Char-Lan’s Green Team recieves UCDSB Trustee Innovation Award | Cornwall Standard Freeholder
WILLIAMSTOWN — The Green Team at Char-Lan District High School has been very busy since the club’s formation in 2016. The group of students have been tending several gardens around their school, as well as a 39-tree fruit orchard, and even a living wall.
The club’s work has been noticed by the Upper Canada District School Board and last week, the Char-Lan Green Team was given one of the board’s Trustee Innovation Awards.
“Getting this award is pretty cool. I was pretty surprising,” said Emma Ahrensfield, Green Team member.
The Green Team got its start as a group of students who were interested in doing some hands-on gardening activities, but the program really took off.
The club managed its living wall, which is an indoor hydroponic farm that is built vertically to sit against a wall. The apparatus allows students to continue growing plants during the winter. Some of the plants grown outside during the summer were transplanted to the wall and had their nutrients closely monitored by the students.
The students also managed several outdoor gardens which included flowers, fruits and vegetables.
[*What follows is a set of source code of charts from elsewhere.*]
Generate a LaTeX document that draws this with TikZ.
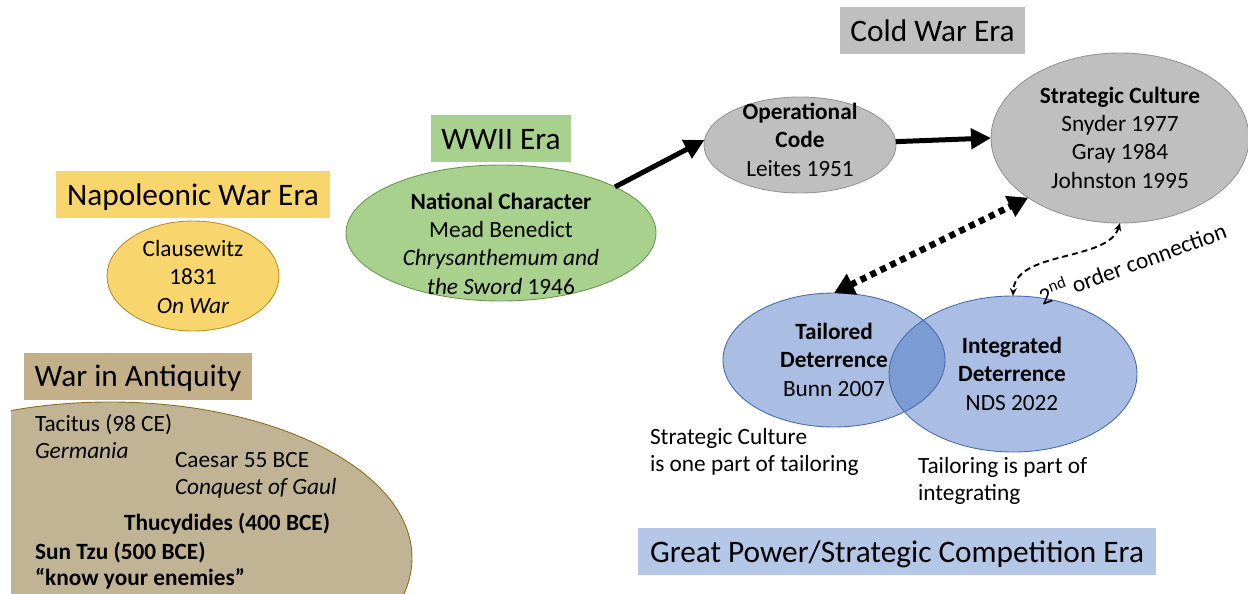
\documentclass[tikz,border=0pt]{standalone}
\usepackage{fontspec}
\setmainfont{Carlito}
\usetikzlibrary{arrows.meta,shapes.geometric}
\definecolor{napy}{HTML}{F9D56E}
\definecolor{napyd}{HTML}{B8922A}
\definecolor{tanlab}{HTML}{C4B088}
\definecolor{tanfill}{HTML}{C1B494}
\definecolor{tand}{HTML}{8C6E1E}
\definecolor{grn}{HTML}{A9D18E}
\definecolor{grnd}{HTML}{6E9650}
\definecolor{gry}{HTML}{BFBFBF}
\definecolor{gryd}{HTML}{959595}
\definecolor{bluelab}{HTML}{B4C7E7}
\definecolor{vlight}{HTML}{AABDE3}
\definecolor{vdark}{HTML}{7B9BD3}
\definecolor{vline}{HTML}{4A6DB0}
\begin{document}
\begin{tikzpicture}[x=1pt,y=-1pt,
  every node/.style={inner sep=0pt, outer sep=0pt},
  body/.style={font=\fontsize{23.3}{28.3}\selectfont, align=center, anchor=base},
  bodyl/.style={font=\fontsize{23.3}{27}\selectfont, align=left, anchor=base west},
  era/.style={font=\fontsize{31.3}{36}\selectfont, text height=24pt, text depth=3pt, minimum height=47pt},
  oval/.style={ellipse, draw, line width=0.9pt, inner sep=0pt},
  bigarrow/.style={line width=5pt, -{Triangle[length=20pt,width=20pt]}},
  dotarrow/.style={line width=6.5pt, dash pattern=on 6pt off 5pt,
     {Triangle[length=20pt,width=22pt]}-{Triangle[length=20pt,width=22pt]}},
  dasharrow/.style={line width=1.9pt, dash pattern=on 6pt off 4pt,
     {Stealth[length=8pt,width=7pt]}-{Stealth[length=8pt,width=7pt]}}
]
\useasboundingbox (0,0) rectangle (1248,594);

% ---- War in Antiquity ----
\begin{scope}
  \clip (11,0) rectangle (1248,594);
  \node[oval, draw=tand, fill=tanfill, minimum width=604pt, minimum height=312pt] (anti) at (110,558) {};
\end{scope}
\node[era, fill=tanlab, minimum width=228pt] (antit) at (138,376) {War in Antiquity};
\node[bodyl] (tac) at (35,458) {Tacitus (98 CE)\\\itshape Germania};
\node[bodyl] (cae) at (175,494) {Caesar 55 BCE\\\itshape Conquest of Gaul};
\node[bodyl, font=\fontsize{23.3}{27}\selectfont\bfseries] (thu) at (124,530) {Thucydides (400 BCE)};
\node[bodyl, font=\fontsize{23.3}{25.5}\selectfont\bfseries] (sun) at (35,585) {Sun Tzu (500 BCE)\\“know your enemies”};

% ---- Napoleonic ----
\node[era, fill=napy, minimum width=274pt] (napt) at (193,194.5) {Napoleonic War Era};
\node[oval, draw=napyd, fill=napy, minimum width=172pt, minimum height=110pt] (clau) at (193,276) {};
\node[body] (claut) at (193,313) {Clausewitz\\1831\\\itshape On War};

% ---- WWII ----
\node[era, fill=grn, minimum width=140pt] (wwt) at (501,138.5) {WWII Era};
\node[oval, draw=grnd, fill=grn, minimum width=310pt, minimum height=136pt] (nc) at (501,233) {};
\node[body] (nct) at (501,294) {\bfseries National Character\\Mead Benedict\\\itshape Chrysanthemum and\\\itshape the Sword\/\upshape\ 1946};

% ---- Cold War ----
\node[era, fill=gry, minimum width=185pt] (cwt) at (932.5,31) {Cold War Era};
\node[oval, draw=gryd, fill=gry, minimum width=192pt, minimum height=96pt] (oc) at (800,145) {};
\node[body] (oct) at (800,176) {\bfseries Operational\\\bfseries Code\\Leites 1951};
\node[oval, draw=gryd, fill=gry, minimum width=258pt, minimum height=170pt] (sc) at (1120,138) {};
\node[body] (sct) at (1120,188) {\bfseries Strategic Culture\\Snyder 1977\\Gray 1984\\Johnston 1995};

% ---- Great power ----
\node[oval, draw=none, fill=vlight, minimum width=222pt, minimum height=134pt] (tl) at (834,360) {};
\node[oval, draw=none, fill=vlight, minimum width=248pt, minimum height=156pt] (itg) at (1013,374) {};
\begin{scope}
  \clip (834,360) ellipse [x radius=111pt, y radius=67pt];
  \fill[vdark] (1013,374) ellipse [x radius=124pt, y radius=78pt];
\end{scope}
\draw[vline, line width=0.9pt] (834,360) ellipse [x radius=111pt, y radius=67pt];
\draw[vline, line width=0.9pt] (1013,374) ellipse [x radius=124pt, y radius=78pt];
\node[body] (tlt) at (834,396) {\bfseries Tailored\\\bfseries Deterrence\\Bunn 2007};
\node[body] (itgt) at (1012,410) {\bfseries Integrated\\\bfseries Deterrence\\NDS 2022};
\node[bodyl] (note1) at (650,471) {Strategic Culture\\is one part of tailoring};
\node[bodyl] (note2) at (918,500) {Tailoring is part of\\integrating};
\node[era, fill=bluelab, minimum width=518pt] (gpt) at (897,551.5) {Great Power/Strategic Competition Era};

% ---- connectors ----
\draw[bigarrow] (nc.22) -- (oc.177);
\draw[bigarrow] (oc.2) -- (sc.west);
\draw[dotarrow] (tl.north) -- (sc.213);
\draw[dasharrow] (sc.south) .. controls (1108,262) and (1015,250) .. (itg.north);
\node[font=\fontsize{23.3}{26}\selectfont, rotate=20] (lab) at (1132,262) {2\textsuperscript{nd} order connection};
\end{tikzpicture}
\end{document}
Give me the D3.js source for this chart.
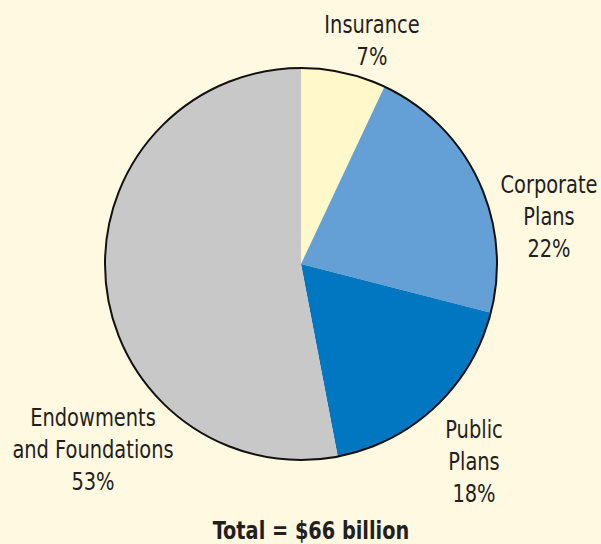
<!DOCTYPE html>
<html>
<head>
<meta charset="utf-8">
<script src="https://cdn.jsdelivr.net/npm/d3@7"></script>
<style>
  html, body { margin: 0; padding: 0; background: #FFF9E1; }
  svg { display: block; }
  text { font-family: "DejaVu Sans Condensed", "Liberation Sans Narrow", "Roboto", sans-serif; fill: #231F20; }
</style>
</head>
<body>
<svg id="chart" width="601" height="544"></svg>
<script>
// Asset allocation by investor type
const categories = ["Insurance", "Corporate Plans", "Public Plans", "Endowments and Foundations"];
const shares = [7, 22, 18, 53];
const labelLines = [["Insurance", "7%"], ["Corporate", "Plans", "22%"], ["Public", "Plans", "18%"], ["Endowments", "and Foundations", "53%"]];
const colors = ["#FFF8CB", "#64A0D6", "#0077C0", "#C8C8C8"];
const totalLabel = "Total = $66 billion";

const width = 601, height = 544;
const cx = 301, cy = 264, radius = 196;

const svg = d3.select("#chart");
svg.append("rect").attr("width", width).attr("height", height).attr("fill", "#FFF9E1");

const pie = d3.pie().sort(null).value(d => d.value);
const arcs = pie(categories.map((c, i) => ({ name: c, value: shares[i] })));
const arc = d3.arc().innerRadius(0).outerRadius(radius);

const g = svg.append("g").attr("transform", `translate(${cx},${cy})`);
g.selectAll("path.slice")
  .data(arcs)
  .join("path")
  .attr("class", "slice")
  .attr("d", arc)
  .attr("fill", (d, i) => colors[i]);

g.append("circle").attr("r", radius).attr("fill", "none").attr("stroke", "#111").attr("stroke-width", 2);

// Label anchors placed outside each slice; text is narrowed horizontally
const labelPos = [
  { x: 372, y: 33 },
  { x: 549, y: 193 },
  { x: 474, y: 438 },
  { x: 93, y: 426 }
];
const lineH = 32;
const squeeze = 0.9;

labelLines.forEach((lines, i) => {
  const t = svg.append("g")
    .attr("transform", `translate(${labelPos[i].x},${labelPos[i].y}) scale(${squeeze},1)`)
    .append("text")
    .attr("text-anchor", "middle")
    .attr("font-size", 24);
  lines.forEach((ln, j) => {
    t.append("tspan").attr("x", 0).attr("y", j * lineH).text(ln);
  });
});

svg.append("g")
  .attr("transform", `translate(311,539) scale(0.895,1)`)
  .append("text")
  .attr("text-anchor", "middle")
  .attr("font-size", 24)
  .attr("font-weight", "bold")
  .text(totalLabel);
</script>
</body>
</html>
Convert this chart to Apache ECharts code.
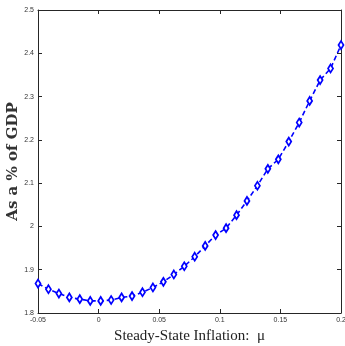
<!DOCTYPE html>
<html>
<head>
<meta charset="utf-8">
<script src="https://cdn.jsdelivr.net/npm/echarts@6/dist/echarts.min.js"></script>
<style>html,body{margin:0;padding:0;background:#fff}#c{width:345px;height:346px}</style>
</head>
<body>
<div id="c"></div>
<script>
const xStart = -0.05, xEnd = 0.2, nPoints = 30;
const inflation = [];
for (let i = 0; i < nPoints; i++) inflation.push(+(xStart + i * (xEnd - xStart) / (nPoints - 1)).toFixed(5));
const values = [1.868, 1.855, 1.845, 1.836, 1.832, 1.828, 1.828, 1.830, 1.836, 1.839,
                1.848, 1.859, 1.872, 1.889, 1.908, 1.930, 1.955, 1.980, 1.996, 2.026,
                2.059, 2.094, 2.133, 2.155, 2.196, 2.240, 2.290, 2.338, 2.365, 2.419];
const xTicks = [-0.05, 0, 0.05, 0.1, 0.15, 0.2];
const yTicks = [1.8, 1.9, 2, 2.1, 2.2, 2.3, 2.4, 2.5];
const xName = 'Steady-State Inflation:  μ';
const yName = 'As a % of GDP';

const chart = echarts.init(document.getElementById('c'), null, {renderer: 'canvas'});
const axisLine = {show: true, onZero: false, lineStyle: {color: '#262626', width: 1}};
const tick = {show: true, inside: true, length: 4, lineStyle: {color: '#262626', width: 1}};
const lbl = {color: '#333', fontSize: 7, fontFamily: 'Liberation Sans, Arial, sans-serif'};
chart.setOption({
  animation: false,
  grid: {left: 38, right: 4, top: 10, bottom: 33, containLabel: false, outerBoundsMode: 'none'},
  xAxis: [{
    type: 'value', min: -0.05, max: 0.2, interval: 0.05,
    axisLine: axisLine, axisTick: tick, splitLine: {show: false},
    axisLabel: Object.assign({margin: 4}, lbl),
    name: xName, nameLocation: 'middle', nameGap: 16,
    nameTextStyle: {fontSize: 15, fontFamily: 'Liberation Serif, Times New Roman, serif', color: '#222'}
  }, {
    type: 'value', position: 'top', min: -0.05, max: 0.2, interval: 0.05,
    axisLine: axisLine, axisTick: tick, axisLabel: {show: false}, splitLine: {show: false}
  }],
  yAxis: [{
    type: 'value', min: 1.8, max: 2.5, interval: 0.1,
    axisLine: axisLine, axisTick: tick, splitLine: {show: false},
    axisLabel: Object.assign({margin: 4}, lbl),
    name: yName, nameLocation: 'middle', nameGap: 17, nameMoveOverlap: false,
    nameTextStyle: {fontSize: 15, fontWeight: 'bold', fontFamily: 'DejaVu Serif, serif', color: '#333'}
  }, {
    type: 'value', position: 'right', min: 1.8, max: 2.5, interval: 0.1,
    axisLine: axisLine, axisTick: tick, axisLabel: {show: false}, splitLine: {show: false}
  }],
  series: [{
    type: 'line',
    data: inflation.map((x, i) => [x, values[i]]),
    symbol: 'diamond', symbolSize: [5, 8], showAllSymbol: true,
    lineStyle: {color: '#0000ff', width: 1.6, type: [5, 3]},
    itemStyle: {color: '#ffffff', borderColor: '#0000ff', borderWidth: 1.8},
    clip: false
  }]
});
</script>
</body>
</html>
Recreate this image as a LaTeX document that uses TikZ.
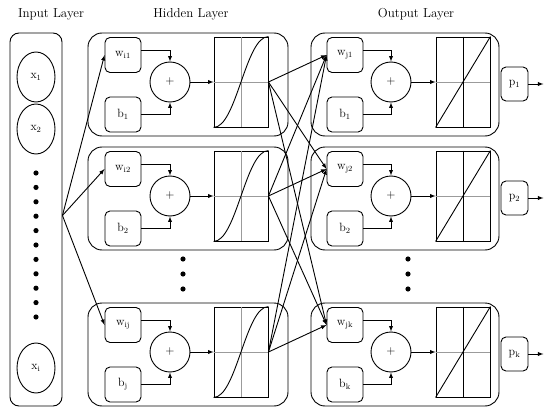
\documentclass[tikz,border=0pt]{standalone}
\usepackage{tikz}
\usepackage{xcolor}
\usetikzlibrary{shapes.geometric}
\definecolor{gridgray}{RGB}{155,155,155}

\tikzset{
  layerbox/.style={draw, rounded corners=9pt, minimum width=52pt, minimum height=373pt, inner sep=0pt},
  neuronbox/.style={draw, rounded corners=14pt, minimum height=103pt, inner sep=0pt},
  parambox/.style={draw, rounded corners=5pt, minimum width=36pt, minimum height=35pt, inner sep=0pt},
  sumnode/.style={draw, circle, minimum size=40pt, inner sep=0pt},
  actbox/.style={draw, minimum width=54pt, minimum height=90pt, inner sep=0pt},
  outbox/.style={draw, rounded corners=5pt, minimum width=27pt, minimum height=34pt, inner sep=0pt},
  inputnode/.style={draw, ellipse, minimum width=38pt, minimum height=50pt, inner sep=0pt},
  title/.style={font=\fontsize{13}{15}\selectfont},
}

\begin{document}
\begin{tikzpicture}[>=latex, x=1pt, y=-1pt, line width=0.9pt, font=\fontsize{12}{14}\selectfont]
    \useasboundingbox (0,0) rectangle (550,415);

    % Titles
    \node[title] (inputtitle) at (51,14) {Input Layer};
    \node[title] (hiddentitle) at (191,14) {Hidden Layer};
    \node[title] (outputtitle) at (416,14) {Output Layer};

    % Input layer
    \node[layerbox] (inputlayer) at (36,219.5) {};
    \node[inputnode] (in1) at (36,77) {x\textsubscript{1}};
    \node[inputnode] (in2) at (36,129) {x\textsubscript{2}};
    \node[inputnode] (ini) at (36,368) {x\textsubscript{i}};
    \foreach \i in {0,...,10} \fill (36,173+14.4*\i) circle (2.6pt);

    % Hidden neuron 1
    \node[neuronbox, minimum width=200pt] (hblock1) at (188,84.5) {};
    \node[parambox] (hw1) at (123,55) {w\textsubscript{i1}};
    \node[parambox] (hb1) at (123,114.5) {b\textsubscript{1}};
    \node[sumnode] (hsum1) at (170,82) {+};
    \node[actbox] (hact1) at (241,82) {};
    \draw[->] ([yshift=5pt]hw1.east) -| (hsum1.north);
    \draw[->] (hb1.east) -| (hsum1.south);
    \draw[->] (hsum1.east) -- (hact1.west);

    % Hidden neuron 2
    \node[neuronbox, minimum width=200pt] (hblock2) at (188,198.5) {};
    \node[parambox] (hw2) at (123,169) {w\textsubscript{i2}};
    \node[parambox] (hb2) at (123,228.5) {b\textsubscript{2}};
    \node[sumnode] (hsum2) at (170,196) {+};
    \node[actbox] (hact2) at (241,196) {};
    \draw[->] ([yshift=5pt]hw2.east) -| (hsum2.north);
    \draw[->] (hb2.east) -| (hsum2.south);
    \draw[->] (hsum2.east) -- (hact2.west);

    % Hidden neuron j
    \node[neuronbox, minimum width=200pt] (hblock3) at (188,354.5) {};
    \node[parambox] (hw3) at (123,325) {w\textsubscript{ij}};
    \node[parambox] (hb3) at (123,384.5) {b\textsubscript{j}};
    \node[sumnode] (hsum3) at (170,352) {+};
    \node[actbox] (hact3) at (241,352) {};
    \draw[->] ([yshift=5pt]hw3.east) -| (hsum3.north);
    \draw[->] (hb3.east) -| (hsum3.south);
    \draw[->] (hsum3.east) -- (hact3.west);

    % Sigmoid curves
    \foreach \n in {1,2,3} {
        \draw[gridgray, line width=0.6pt] (hact\n.north) -- (hact\n.south);
        \draw[gridgray, line width=0.6pt] (hact\n.west) -- (hact\n.east);
        \draw (hact\n.south west) .. controls +(23,0) and +(-23,0) .. (hact\n.north east);
    }
    \foreach \y in {259,274,289} \fill (183,\y) circle (2.6pt);

    % Output neuron 1
    \node[neuronbox, minimum width=188pt] (oblock1) at (405,84.5) {};
    \node[parambox] (ow1) at (345,55) {w\textsubscript{j1}};
    \node[parambox] (ob1) at (345,114.5) {b\textsubscript{1}};
    \node[sumnode] (osum1) at (391,82) {+};
    \node[actbox] (oact1) at (463,82) {};
    \node[outbox] (p1) at (514.5,84) {p\textsubscript{1}};
    \draw[->] ([yshift=5pt]ow1.east) -| (osum1.north);
    \draw[->] (ob1.east) -| (osum1.south);
    \draw[->] (osum1.east) -- (oact1.west);
    \draw[->] (p1.east) -- +(15,0);

    % Output neuron 2
    \node[neuronbox, minimum width=188pt] (oblock2) at (405,198.5) {};
    \node[parambox] (ow2) at (345,169) {w\textsubscript{j2}};
    \node[parambox] (ob2) at (345,228.5) {b\textsubscript{2}};
    \node[sumnode] (osum2) at (391,196) {+};
    \node[actbox] (oact2) at (463,196) {};
    \node[outbox] (p2) at (514.5,198) {p\textsubscript{2}};
    \draw[->] ([yshift=5pt]ow2.east) -| (osum2.north);
    \draw[->] (ob2.east) -| (osum2.south);
    \draw[->] (osum2.east) -- (oact2.west);
    \draw[->] (p2.east) -- +(15,0);

    % Output neuron k
    \node[neuronbox, minimum width=188pt] (oblock3) at (405,354.5) {};
    \node[parambox] (ow3) at (345,325) {w\textsubscript{jk}};
    \node[parambox] (ob3) at (345,384.5) {b\textsubscript{k}};
    \node[sumnode] (osum3) at (391,352) {+};
    \node[actbox] (oact3) at (463,352) {};
    \node[outbox] (p3) at (514.5,354) {p\textsubscript{k}};
    \draw[->] ([yshift=5pt]ow3.east) -| (osum3.north);
    \draw[->] (ob3.east) -| (osum3.south);
    \draw[->] (osum3.east) -- (oact3.west);
    \draw[->] (p3.east) -- +(15,0);

    % Linear transfer
    \foreach \n in {1,2,3} {
        \draw[gridgray, line width=0.6pt] (oact\n.west) -- (oact\n.east);
        \draw (oact\n.north) -- (oact\n.south);
        \draw (oact\n.south west) -- (oact\n.north east);
    }
    \foreach \y in {259,274,289} \fill (408,\y) circle (2.6pt);

    % Input -> hidden
    \draw[->] ([yshift=4pt]inputlayer.east) -- (hw1.west);
    \draw[->] ([yshift=4pt]inputlayer.east) -- (hw2.west);
    \draw[->] ([yshift=4pt]inputlayer.east) -- (hw3.west);

    % Hidden -> output
    \foreach \h in {1,2,3}
        \foreach \o in {1,2,3}
            \draw[->] (hact\h.east) -- (ow\o.west);
\end{tikzpicture}
\end{document}
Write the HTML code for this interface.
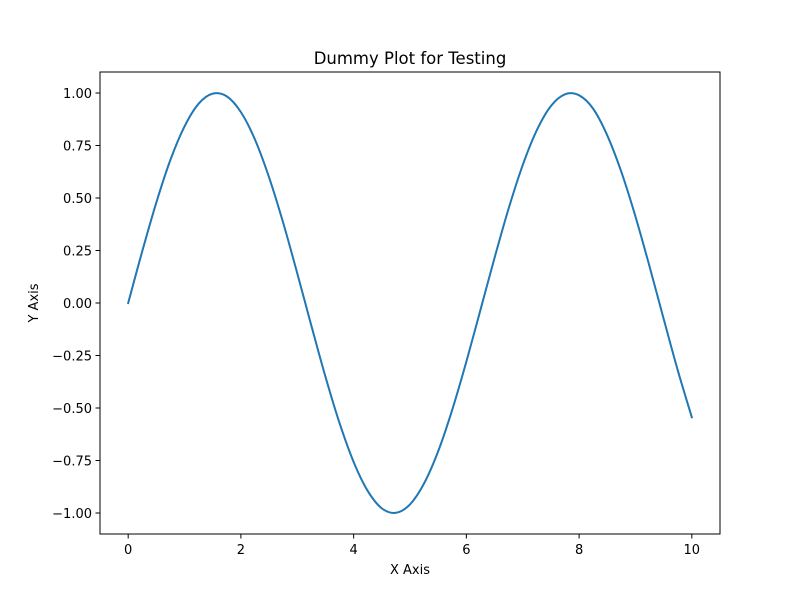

They tutored kindergartners about gardening and had a specialist from Cornwall come in to teach them about the proper pruning of fruit trees.
“We actually took a tree that was knocked over and no longer growing fruit and used it as an example of how to prune the trees. Then we went out into the orchard with our tools and pruned the trees and cared for them to get the maximum amount of fruit,” said Heather Grant, the teacher who supervises the club.
The produce from the gardens and orchard has been used by Char-Lan’s free breakfast program.
Members of the club such as Faith Pilon note that part of their Green Team’s success is that Char-Lan is a rural school where many of the students come from an agricultural background. So much so that the club has gained quite a reputation.
“I have gone to three different schools and I’ve always been interested in the Green Teams there, but I found the ones at the other schools aren’t as advanced and don’t do as many activities as we do at Char-Lan,” said Pilon. “I heard about the Green Team from people I know, so when I transferred here, I wanted to join right away.”
The Char-Lan Green Team’s next big project will be to plant 75 Liberation tulip bulbs provided to mark the 75th anniversary of the liberation of The Netherlands by Canadian troops at the end of the Second World War. The Dutch embassy is providing the bulbs, while the club, the Williamstown Green Thumbs and the members of the Royal Canadian Legion in Lancaster will plant them next month.